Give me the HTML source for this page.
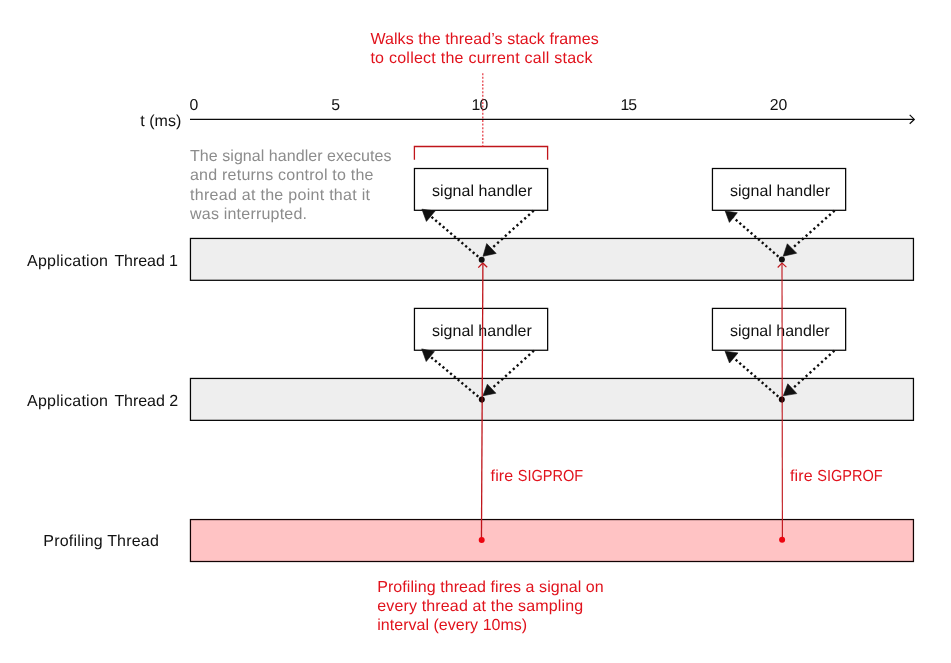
<!DOCTYPE html>
<html>
<head>
<meta charset="utf-8">
<title>Signal-based sampling profiler</title>
<style>
  html, body { margin: 0; padding: 0; background: #ffffff; }
  body { width: 951px; height: 663px; overflow: hidden; font-family: "Liberation Sans", sans-serif; }
  svg { display: block; will-change: transform; }
  text { font-family: "Liberation Sans", sans-serif; font-size: 16px; text-rendering: geometricPrecision; fill: #111111; }
  .red { fill: #e1131d; }
  .gray { fill: #8c8c8c; }
  .bar { fill: #eeeeee; stroke: #050505; stroke-width: 1.25; }
  .pbar { fill: #ffc3c4; stroke: #120303; stroke-width: 1.25; }
  .box { fill: #ffffff; stroke: #050505; stroke-width: 1.25; }
  .dotl { fill: none; stroke: #0c0c0c; stroke-width: 2.4; stroke-dasharray: 2.2 2.73; }
  .dotr { fill: none; stroke: #0c0c0c; stroke-width: 2.4; stroke-dasharray: 2.2 3; }
  .ah { fill: #111111; stroke: #111111; stroke-width: 0.6; stroke-linejoin: round; }
  .ax { font-size: 15.8px; }
  .rl { fill: none; stroke: #c0151b; stroke-width: 1.3; }
</style>
</head>
<body>
<svg width="951" height="663" viewBox="0 0 951 663">
  <rect x="0" y="0" width="951" height="663" fill="#ffffff"/>

  <!-- top red annotation -->
  <text class="red" x="370.4" y="43.9" textLength="228.3" lengthAdjust="spacing">Walks the thread’s stack frames</text>
  <text class="red" x="370.4" y="62.9" textLength="222.2" lengthAdjust="spacing">to collect the current call stack</text>

  <!-- axis -->
  <text class="ax" x="189.6" y="110.2">0</text>
  <text class="ax" x="331.3" y="110.2">5</text>
  <text class="ax" x="471.6" y="110.2" textLength="16.8">10</text>
  <text class="ax" x="620.6" y="110.2" textLength="16.4">15</text>
  <text class="ax" x="769.7" y="110.2" textLength="17.6">20</text>
  <text x="140.2" y="126" textLength="41.2">t (ms)</text>
  <line x1="190" y1="119.4" x2="914" y2="119.4" stroke="#0a0a0a" stroke-width="1.1"/>
  <polyline points="909.7,114.9 914.3,119.4 909.7,123.8" fill="none" stroke="#0a0a0a" stroke-width="1.2"/>

  <!-- gray description -->
  <text class="gray" x="190" y="161" textLength="201.5">The signal handler executes</text>
  <text class="gray" x="190" y="180" textLength="183.5">and returns control to the</text>
  <text class="gray" x="190" y="200" textLength="180">thread at the point that it</text>
  <text class="gray" x="190" y="219" textLength="117">was interrupted.</text>

  <!-- bars -->
  <rect class="bar" x="190.45" y="238.45" width="723" height="41.85"/>
  <rect class="bar" x="190.45" y="378.45" width="723" height="41.9"/>
  <rect class="pbar" x="190.45" y="519.55" width="723" height="41.95"/>

  <text y="266"><tspan x="27" textLength="81">Application</tspan><tspan x="114.4" textLength="50.4">Thread</tspan><tspan x="168.9">1</tspan></text>
  <text y="406"><tspan x="27" textLength="81">Application</tspan><tspan x="114.4" textLength="50.4">Thread</tspan><tspan x="169.2">2</tspan></text>
  <text x="43.3" y="546" textLength="115.5">Profiling Thread</text>

  <!-- red bracket + dotted -->
  <polyline class="rl" points="414.4,159.8 414.4,146.5 547.6,146.5 547.6,159.8"/>
  <line x1="482.8" y1="73.2" x2="482.8" y2="147" stroke="#e1131d" stroke-opacity="0.85" stroke-width="1.2" stroke-dasharray="2 1.6"/>

  <!-- red vertical fire lines (drawn under dots, over boxes) -->
  <!-- signal handler boxes -->
  <rect class="box" x="414.45" y="168.5" width="133.2" height="41.8"/>
  <rect class="box" x="712.45" y="168.5" width="133.2" height="41.8"/>
  <rect class="box" x="414.45" y="308.4" width="133.2" height="41.85"/>
  <rect class="box" x="712.45" y="308.4" width="133.2" height="41.85"/>
  <text x="432" y="195.6" textLength="100.3">signal handler</text>
  <text x="730" y="195.6" textLength="100">signal handler</text>
  <text x="432" y="335.7" textLength="99.8">signal handler</text>
  <text x="730" y="335.7" textLength="99.7">signal handler</text>

  <!-- set 1 -->
  <line class="dotr" x1="533.7" y1="210.6" x2="491.45" y2="248.5"/>
  <polygon class="ah" points="483,256.3 486.7,243.6 496.2,253.4"/>
  <line class="dotl" x1="478.2" y1="256.7" x2="430.7" y2="216.2"/>
  <polygon class="ah" points="421.9,209.2 435.1,211 426.4,221.4"/>
  <!-- set 2 -->
  <line class="dotr" x1="834.6" y1="210.6" x2="792" y2="248.5"/>
  <polygon class="ah" points="783.2,256.2 787.3,243.8 796.7,253.2"/>
  <line class="dotl" x1="778.4" y1="256.6" x2="733.4" y2="217.6"/>
  <polygon class="ah" points="725.2,211 737.3,212.7 729.4,222.4"/>
  <!-- set 3 -->
  <line class="dotr" x1="533.9" y1="350.7" x2="491.65" y2="388.7"/>
  <polygon class="ah" points="482.9,395.8 487.4,384.2 495.9,393.2"/>
  <line class="dotl" x1="478.3" y1="396.65" x2="430.3" y2="356.55"/>
  <polygon class="ah" points="421.7,348.9 434.4,351.6 426.2,361.5"/>
  <!-- set 4 -->
  <line class="dotr" x1="834.4" y1="350.7" x2="792.3" y2="388.7"/>
  <polygon class="ah" points="783.3,395.8 787.8,383.8 796.8,393.6"/>
  <line class="dotl" x1="778.3" y1="396.6" x2="733.75" y2="357.95"/>
  <polygon class="ah" points="725,351.2 738,352.9 729.5,363"/>

  <!-- red fire lines -->
  <line class="rl" x1="481.45" y1="540" x2="482.9" y2="263.5"/>
  <polyline class="rl" points="478.3,267.6 482.8,263 487.2,267.2"/>
  <line class="rl" x1="782.4" y1="540" x2="782" y2="263.5" style="stroke-width:1.1"/>
  <polyline class="rl" points="777.7,267.5 782,263 786.4,267.2" style="stroke-width:1.1"/>

  <!-- dots -->
  <circle cx="481.7" cy="259.7" r="3" fill="#111111"/>
  <circle cx="781.9" cy="259.6" r="3" fill="#111111"/>
  <circle cx="481.8" cy="399.6" r="3" fill="#140404"/>
  <circle cx="781.8" cy="399.6" r="3" fill="#140404"/>
  <line x1="482.18" y1="397" x2="482.15" y2="402.4" stroke="#7a1013" stroke-width="1.3"/>
  <line x1="782.2" y1="397" x2="782.2" y2="402.4" stroke="#7a1013" stroke-width="1.1"/>
  <circle cx="481.7" cy="539.9" r="3" fill="#ec0510"/>
  <circle cx="782.1" cy="539.8" r="3" fill="#ec0510"/>

  <text class="red" x="490.6" y="480.8" textLength="22.6">fire</text>
  <text class="red" x="517.8" y="480.8" textLength="65.4" lengthAdjust="spacingAndGlyphs">SIGPROF</text>
  <text class="red" x="790.0" y="480.8" textLength="22.6">fire</text>
  <text class="red" x="817.2" y="480.8" textLength="65.4" lengthAdjust="spacingAndGlyphs">SIGPROF</text>

  <!-- bottom red annotation -->
  <text class="red" x="377.2" y="592" textLength="226.5">Profiling thread fires a signal on</text>
  <text class="red" x="377.2" y="611" textLength="206">every thread at the sampling</text>
  <text class="red" x="377.2" y="630" textLength="150">interval (every 10ms)</text>
</svg>
</body>
</html>
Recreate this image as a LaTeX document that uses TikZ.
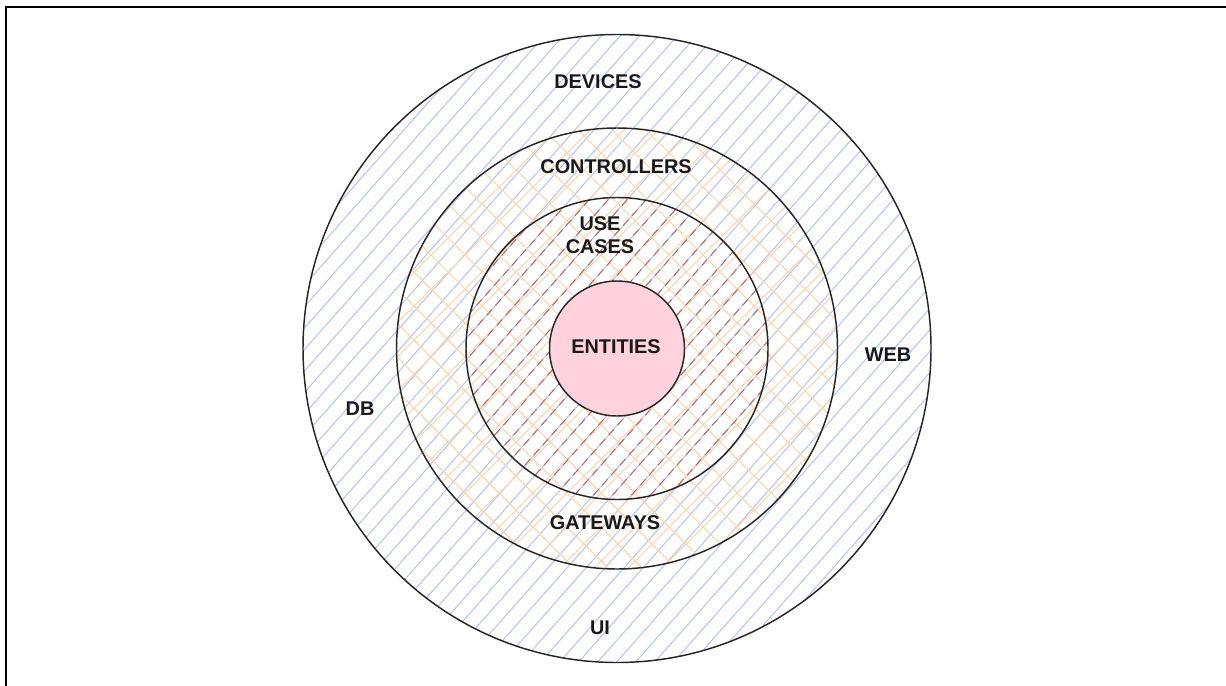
______
> _What you need to do_: Repeat the records above exactly, leaving out any pictures they contain.

> _Output for this task_:
Give me the HTML source for this page.
<!DOCTYPE html>
<html>
<head>
<meta charset="utf-8">
<title>Signal-based sampling profiler</title>
<style>
  html, body { margin: 0; padding: 0; background: #ffffff; }
  body { width: 951px; height: 663px; overflow: hidden; font-family: "Liberation Sans", sans-serif; }
  svg { display: block; will-change: transform; }
  text { font-family: "Liberation Sans", sans-serif; font-size: 16px; text-rendering: geometricPrecision; fill: #111111; }
  .red { fill: #e1131d; }
  .gray { fill: #8c8c8c; }
  .bar { fill: #eeeeee; stroke: #050505; stroke-width: 1.25; }
  .pbar { fill: #ffc3c4; stroke: #120303; stroke-width: 1.25; }
  .box { fill: #ffffff; stroke: #050505; stroke-width: 1.25; }
  .dotl { fill: none; stroke: #0c0c0c; stroke-width: 2.4; stroke-dasharray: 2.2 2.73; }
  .dotr { fill: none; stroke: #0c0c0c; stroke-width: 2.4; stroke-dasharray: 2.2 3; }
  .ah { fill: #111111; stroke: #111111; stroke-width: 0.6; stroke-linejoin: round; }
  .ax { font-size: 15.8px; }
  .rl { fill: none; stroke: #c0151b; stroke-width: 1.3; }
</style>
</head>
<body>
<svg width="951" height="663" viewBox="0 0 951 663">
  <rect x="0" y="0" width="951" height="663" fill="#ffffff"/>

  <!-- top red annotation -->
  <text class="red" x="370.4" y="43.9" textLength="228.3" lengthAdjust="spacing">Walks the thread’s stack frames</text>
  <text class="red" x="370.4" y="62.9" textLength="222.2" lengthAdjust="spacing">to collect the current call stack</text>

  <!-- axis -->
  <text class="ax" x="189.6" y="110.2">0</text>
  <text class="ax" x="331.3" y="110.2">5</text>
  <text class="ax" x="471.6" y="110.2" textLength="16.8">10</text>
  <text class="ax" x="620.6" y="110.2" textLength="16.4">15</text>
  <text class="ax" x="769.7" y="110.2" textLength="17.6">20</text>
  <text x="140.2" y="126" textLength="41.2">t (ms)</text>
  <line x1="190" y1="119.4" x2="914" y2="119.4" stroke="#0a0a0a" stroke-width="1.1"/>
  <polyline points="909.7,114.9 914.3,119.4 909.7,123.8" fill="none" stroke="#0a0a0a" stroke-width="1.2"/>

  <!-- gray description -->
  <text class="gray" x="190" y="161" textLength="201.5">The signal handler executes</text>
  <text class="gray" x="190" y="180" textLength="183.5">and returns control to the</text>
  <text class="gray" x="190" y="200" textLength="180">thread at the point that it</text>
  <text class="gray" x="190" y="219" textLength="117">was interrupted.</text>

  <!-- bars -->
  <rect class="bar" x="190.45" y="238.45" width="723" height="41.85"/>
  <rect class="bar" x="190.45" y="378.45" width="723" height="41.9"/>
  <rect class="pbar" x="190.45" y="519.55" width="723" height="41.95"/>

  <text y="266"><tspan x="27" textLength="81">Application</tspan><tspan x="114.4" textLength="50.4">Thread</tspan><tspan x="168.9">1</tspan></text>
  <text y="406"><tspan x="27" textLength="81">Application</tspan><tspan x="114.4" textLength="50.4">Thread</tspan><tspan x="169.2">2</tspan></text>
  <text x="43.3" y="546" textLength="115.5">Profiling Thread</text>

  <!-- red bracket + dotted -->
  <polyline class="rl" points="414.4,159.8 414.4,146.5 547.6,146.5 547.6,159.8"/>
  <line x1="482.8" y1="73.2" x2="482.8" y2="147" stroke="#e1131d" stroke-opacity="0.85" stroke-width="1.2" stroke-dasharray="2 1.6"/>

  <!-- red vertical fire lines (drawn under dots, over boxes) -->
  <!-- signal handler boxes -->
  <rect class="box" x="414.45" y="168.5" width="133.2" height="41.8"/>
  <rect class="box" x="712.45" y="168.5" width="133.2" height="41.8"/>
  <rect class="box" x="414.45" y="308.4" width="133.2" height="41.85"/>
  <rect class="box" x="712.45" y="308.4" width="133.2" height="41.85"/>
  <text x="432" y="195.6" textLength="100.3">signal handler</text>
  <text x="730" y="195.6" textLength="100">signal handler</text>
  <text x="432" y="335.7" textLength="99.8">signal handler</text>
  <text x="730" y="335.7" textLength="99.7">signal handler</text>

  <!-- set 1 -->
  <line class="dotr" x1="533.7" y1="210.6" x2="491.45" y2="248.5"/>
  <polygon class="ah" points="483,256.3 486.7,243.6 496.2,253.4"/>
  <line class="dotl" x1="478.2" y1="256.7" x2="430.7" y2="216.2"/>
  <polygon class="ah" points="421.9,209.2 435.1,211 426.4,221.4"/>
  <!-- set 2 -->
  <line class="dotr" x1="834.6" y1="210.6" x2="792" y2="248.5"/>
  <polygon class="ah" points="783.2,256.2 787.3,243.8 796.7,253.2"/>
  <line class="dotl" x1="778.4" y1="256.6" x2="733.4" y2="217.6"/>
  <polygon class="ah" points="725.2,211 737.3,212.7 729.4,222.4"/>
  <!-- set 3 -->
  <line class="dotr" x1="533.9" y1="350.7" x2="491.65" y2="388.7"/>
  <polygon class="ah" points="482.9,395.8 487.4,384.2 495.9,393.2"/>
  <line class="dotl" x1="478.3" y1="396.65" x2="430.3" y2="356.55"/>
  <polygon class="ah" points="421.7,348.9 434.4,351.6 426.2,361.5"/>
  <!-- set 4 -->
  <line class="dotr" x1="834.4" y1="350.7" x2="792.3" y2="388.7"/>
  <polygon class="ah" points="783.3,395.8 787.8,383.8 796.8,393.6"/>
  <line class="dotl" x1="778.3" y1="396.6" x2="733.75" y2="357.95"/>
  <polygon class="ah" points="725,351.2 738,352.9 729.5,363"/>

  <!-- red fire lines -->
  <line class="rl" x1="481.45" y1="540" x2="482.9" y2="263.5"/>
  <polyline class="rl" points="478.3,267.6 482.8,263 487.2,267.2"/>
  <line class="rl" x1="782.4" y1="540" x2="782" y2="263.5" style="stroke-width:1.1"/>
  <polyline class="rl" points="777.7,267.5 782,263 786.4,267.2" style="stroke-width:1.1"/>

  <!-- dots -->
  <circle cx="481.7" cy="259.7" r="3" fill="#111111"/>
  <circle cx="781.9" cy="259.6" r="3" fill="#111111"/>
  <circle cx="481.8" cy="399.6" r="3" fill="#140404"/>
  <circle cx="781.8" cy="399.6" r="3" fill="#140404"/>
  <line x1="482.18" y1="397" x2="482.15" y2="402.4" stroke="#7a1013" stroke-width="1.3"/>
  <line x1="782.2" y1="397" x2="782.2" y2="402.4" stroke="#7a1013" stroke-width="1.1"/>
  <circle cx="481.7" cy="539.9" r="3" fill="#ec0510"/>
  <circle cx="782.1" cy="539.8" r="3" fill="#ec0510"/>

  <text class="red" x="490.6" y="480.8" textLength="22.6">fire</text>
  <text class="red" x="517.8" y="480.8" textLength="65.4" lengthAdjust="spacingAndGlyphs">SIGPROF</text>
  <text class="red" x="790.0" y="480.8" textLength="22.6">fire</text>
  <text class="red" x="817.2" y="480.8" textLength="65.4" lengthAdjust="spacingAndGlyphs">SIGPROF</text>

  <!-- bottom red annotation -->
  <text class="red" x="377.2" y="592" textLength="226.5">Profiling thread fires a signal on</text>
  <text class="red" x="377.2" y="611" textLength="206">every thread at the sampling</text>
  <text class="red" x="377.2" y="630" textLength="150">interval (every 10ms)</text>
</svg>
</body>
</html>
Recreate this image as a LaTeX document that uses TikZ.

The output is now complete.